**Requirements**: State the count of lines below in which the word "matplotlib" appears, and add nothing.

**Provided data**:
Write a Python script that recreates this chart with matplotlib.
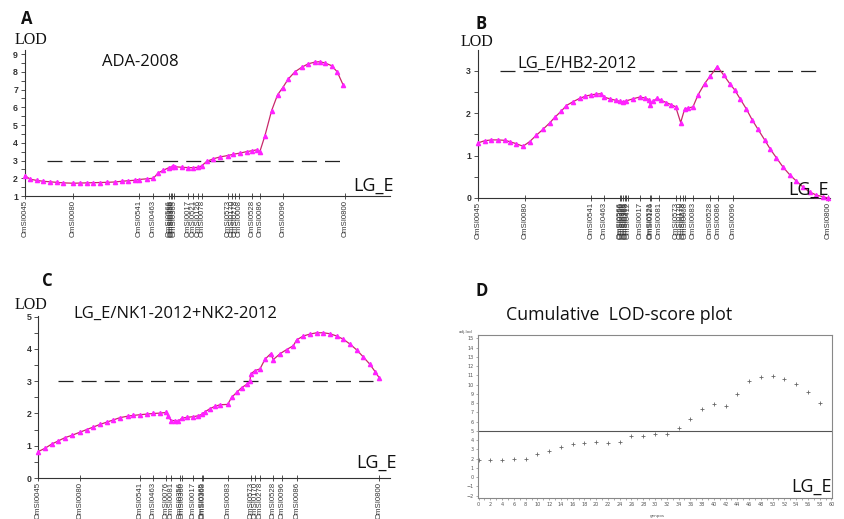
import matplotlib
matplotlib.use("Agg")
import matplotlib.pyplot as plt
from matplotlib.ticker import MultipleLocator

W, H = 845, 519

# ---- A: ADA-2008 (position in cM, LOD)
a_pos = [0, 1.7, 3.9, 6.1, 8.3, 10.6, 12.8, 16.1, 18.3, 20.6, 22.8, 25.0, 27.2, 30.0, 32.2,
         34.4, 36.7, 38.1, 40.6, 42.8, 44.4, 46.1, 48.0, 48.9, 49.4, 50.0, 52.2, 54.4, 56.1,
         57.8, 58.9, 60.6, 62.8, 65.0, 67.6, 69.4, 71.7, 73.9, 75.6, 77.2, 78.3, 80.0, 82.2,
         84.2, 85.9, 87.8, 90.0, 92.2, 94.4, 96.7, 98.3, 100.0, 102.2, 104.1, 106.1]
a_lod = [2.15, 1.95, 1.88, 1.83, 1.8, 1.77, 1.74, 1.72, 1.73, 1.74, 1.75, 1.76, 1.77, 1.79, 1.83,
         1.86, 1.89, 1.93, 1.97, 2.0, 2.3, 2.45, 2.6, 2.65, 2.7, 2.65, 2.62, 2.6, 2.6,
         2.62, 2.7, 2.95, 3.1, 3.2, 3.28, 3.35, 3.42, 3.5, 3.55, 3.6, 3.5, 4.4, 5.8,
         6.7, 7.1, 7.6, 8.0, 8.25, 8.45, 8.55, 8.57, 8.5, 8.35, 8.0, 7.25]
a_mk_pos = [0, 16.1, 38.1, 42.8, 48.0, 48.6, 49.1, 49.7, 54.4, 56.1, 57.8, 58.9, 67.6, 68.9,
            70.0, 71.4, 75.6, 78.3, 86.1, 106.7]
a_mk_names = ["OmSI0045", "OmSI0080", "OmSI0541", "OmSI0463", "OmSI0566", "OmSI0356",
              "OmSI0360", "OmSI0365", "OmSI0017", "OmSI0521", "OmSI0126", "OmSI0078",
              "OmSI0573", "OmSI0170", "OmSI0278", "OmSI0008", "OmSI0528", "OmSI0086",
              "OmSI0096", "OmSI0800"]

# ---- B: LG_E/HB2-2012
b_pos = [0, 2, 4, 6, 8, 9.5, 11.5, 13.5, 15.5, 17.5, 19.5, 21.5, 23, 25, 26.5, 28.5, 30.5,
         32.2, 33.8, 35.5, 37, 37.8, 39.5, 41.5, 42.5, 43.5, 44.5, 46.5, 48.5, 50, 51.3, 51.7,
         52.5, 53.7, 55, 56.5, 58, 59.3, 60.8, 62, 63, 64.5, 66, 68, 69.7, 71.8, 73.7, 75.5,
         77, 78.7, 80.5, 82.2, 84, 86, 87.7, 89.5, 91.5, 93.5, 95.5, 97.5, 99.5, 101.5, 103.5, 105]
b_lod = [1.3, 1.35, 1.37, 1.37, 1.36, 1.33, 1.28, 1.22, 1.33, 1.48, 1.62, 1.77, 1.9, 2.05, 2.18,
         2.27, 2.35, 2.4, 2.43, 2.45, 2.46, 2.38, 2.34, 2.3, 2.28, 2.27, 2.29, 2.34, 2.38, 2.36,
         2.32, 2.2, 2.28, 2.35, 2.3, 2.25, 2.2, 2.15, 1.78, 2.1, 2.12, 2.15, 2.43, 2.7, 2.88,
         3.1, 2.9, 2.7, 2.55, 2.33, 2.1, 1.85, 1.62, 1.37, 1.15, 0.95, 0.73, 0.55, 0.4, 0.26,
         0.14, 0.07, 0.03, 0.0]
b_mk_pos = [0, 14, 33.8, 37.8, 42.5, 43, 43.5, 44, 44.5, 45, 48.5, 51.5, 52, 54.3, 59.5, 60.5,
            61.5, 62, 64.5, 69.5, 72, 76.5, 105]
b_mk_names = ["OmSI0045", "OmSI0080", "OmSI0541", "OmSI0463", "OmSI0566", "OmSI0356",
              "OmSI0360", "OmSI0365", "OmSI0368", "OmSI0412", "OmSI0017", "OmSI0521",
              "OmSI0126", "OmSI0081", "OmSI0573", "OmSI0170", "OmSI0278", "OmSI0008",
              "OmSI0083", "OmSI0528", "OmSI0086", "OmSI0096", "OmSI0800"]

# ---- C: LG_E/NK1-2012+NK2-2012
c_pos = [0, 2, 4, 6, 8, 10, 12.5, 14.5, 16.5, 18.5, 20.5, 22.5, 24.5, 27, 28.5, 30.5, 32.5,
         34.5, 36.5, 38.2, 39, 39.8, 41, 42, 43, 44.5, 46.5, 48, 49, 50, 51.5, 53, 54.5, 56.8,
         58, 59.5, 61, 62.5, 63.5, 63.7, 65, 66.5, 68, 69.7, 70.5, 72.5, 74.5, 76.5, 77.5,
         79.5, 81.5, 83.5, 85.5, 87.5, 89.5, 91.5, 93.5, 95.5, 97.5, 99.5, 101, 102.3]
c_lod = [0.82, 0.92, 1.05, 1.15, 1.25, 1.32, 1.42, 1.5, 1.58, 1.66, 1.73, 1.8, 1.87, 1.92, 1.94,
         1.96, 1.98, 2.0, 2.01, 2.03, 1.92, 1.78, 1.78, 1.76, 1.85, 1.88, 1.9, 1.93, 1.97, 2.05,
         2.15, 2.22, 2.27, 2.28, 2.5, 2.65, 2.8, 2.9, 3.0, 3.22, 3.33, 3.38, 3.68, 3.85, 3.67,
         3.85, 3.98, 4.1, 4.28, 4.4, 4.46, 4.5, 4.5, 4.47, 4.4, 4.3, 4.15, 3.97, 3.75, 3.52,
         3.3, 3.1]
c_mk_pos = [0, 12.5, 30.5, 34.5, 38.2, 39.8, 42.5, 43, 46.5, 49, 49.5, 56.8, 63.7, 65, 66.5,
            70.5, 73, 77.5, 102.3]
c_mk_names = ["OmSI0045", "OmSI0080", "OmSI0541", "OmSI0463", "OmSI0076", "OmSI0081",
              "OmSI0356", "OmSI0360", "OmSI0017", "OmSI0365", "OmSI0368", "OmSI0083",
              "OmSI0573", "OmSI0170", "OmSI0278", "OmSI0528", "OmSI0096", "OmSI0086",
              "OmSI0800"]

# ---- D: cumulative LOD-score plot
d_genpos = [0, 2, 4, 6, 8, 10, 12, 14, 16, 18, 20, 22, 24, 26, 28, 30, 32, 34, 36, 38, 40,
            42, 44, 46, 48, 50, 52, 54, 56, 58]
d_adjlod = [1.85, 1.8, 1.9, 1.92, 1.95, 2.45, 2.85, 3.28, 3.6, 3.7, 3.82, 3.68, 3.78, 4.43,
            4.47, 4.63, 4.68, 5.33, 6.23, 7.33, 7.87, 7.67, 8.97, 10.4, 10.86, 10.9, 10.65,
            10.05, 9.25, 8.03]

LOD_THR = 3
CUM_THR = 5

fig = plt.figure(figsize=(W / 100, H / 100), dpi=100)


def rect(x0, y0, x1, y1):
    # pixel box -> figure fraction
    return [x0 / W, 1 - y1 / H, (x1 - x0) / W, (y1 - y0) / H]


def ftext(x, y, s, **kw):
    fig.text(x / W, 1 - y / H, s, ha="center", va="center", **kw)


def lod_panel(box, xlim, ylim, pos, lod, mk_pos, mk_names, thr_span, yticks):
    ax = fig.add_axes(rect(*box))
    ax.patch.set_alpha(0)
    ax.plot(pos, lod, color="#c8286a", lw=0.9, marker="^", ms=3,
            mfc="#ff22ff", mec="#ff22ff", zorder=3, clip_on=False)
    ax.plot(thr_span, [LOD_THR, LOD_THR], color="#222222", lw=0.9, dashes=(12, 6.5))
    ax.set_xlim(xlim)
    ax.set_ylim(ylim)
    for s in ["top", "right"]:
        ax.spines[s].set_visible(False)
    for s in ["left", "bottom"]:
        ax.spines[s].set_linewidth(0.8)
        ax.spines[s].set_color("#333333")
    ax.set_xticks(mk_pos)
    ax.set_xticklabels(mk_names, rotation=90, fontsize=5.6, color="#333333",
                       family="Liberation Sans")
    ax.tick_params(axis="x", direction="inout", length=4, width=0.6, pad=1, color="#333333")
    ax.set_yticks(yticks)
    ax.yaxis.set_minor_locator(MultipleLocator(0.5))
    ax.tick_params(axis="y", which="both", length=3, width=0.6, labelsize=6.3, pad=2,
                   color="#333333", labelcolor="#333333")
    for t in ax.get_yticklabels():
        t.set_fontweight("bold")
        t.set_family("Liberation Sans")
    return ax


lod_panel((25, 50, 390, 196), (0, 121.7), (1, 9.23), a_pos, a_lod,
          a_mk_pos, a_mk_names, (7.3, 106.1), range(1, 10))
lod_panel((478, 50, 830, 198), (0, 105.6), (0, 3.49), b_pos, b_lod,
          b_mk_pos, b_mk_names, (6.6, 102.5), range(0, 4))
lod_panel((38.3, 316, 390, 478), (0, 105.5), (0, 5.02), c_pos, c_lod,
          c_mk_pos, c_mk_names, (6.0, 100.5), range(0, 6))

# panel D
axd = fig.add_axes(rect(478, 335, 832, 498.3))
axd.scatter(d_genpos, d_adjlod, marker="+", s=9, lw=0.6, color="#666666")
axd.axhline(CUM_THR, color="#555555", lw=0.8)
axd.set_xlim(-0.1, 60.1)
axd.set_ylim(-2.29, 15.36)
for s in axd.spines.values():
    s.set_color("#888888")
    s.set_linewidth(0.8)
axd.xaxis.set_major_locator(MultipleLocator(2))
axd.xaxis.set_minor_locator(MultipleLocator(1))
axd.yaxis.set_major_locator(MultipleLocator(1))
axd.tick_params(which="both", length=1.5, width=0.5, color="#888888",
                labelsize=3.5, labelcolor="#555555", pad=1.5)
ftext(466, 332, "adj.lod", fontsize=3, color="#555555")
ftext(657, 516, "genpos", fontsize=3, color="#555555")

# titles and labels
title_font = dict(family="Open Sans", color="#111111")
for x, y, s in [(26.5, 19, "A"), (481, 24, "B"), (47, 281, "C"), (482, 291, "D")]:
    ftext(x, y, s, fontsize=12, fontweight="bold", **title_font)
for x, y in [(31, 40), (477, 42), (31, 305)]:
    ftext(x, y, "LOD", fontsize=11.5, family="Liberation Serif", color="#111111")
ftext(140, 62, "ADA-2008", fontsize=12, **title_font)
ftext(577, 64, "LG_E/HB2-2012", fontsize=12, **title_font)
ftext(175, 314, "LG_E/NK1-2012+NK2-2012", fontsize=12, **title_font)
ftext(619, 315, "Cumulative  LOD-score plot", fontsize=12.8, **title_font)
for x, y in [(374, 186), (809, 190), (377, 463), (812, 487)]:
    ftext(x, y, "LG_E", fontsize=13, **title_font)

fig.savefig("out.png", dpi=100)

**Result of the exercise**: 5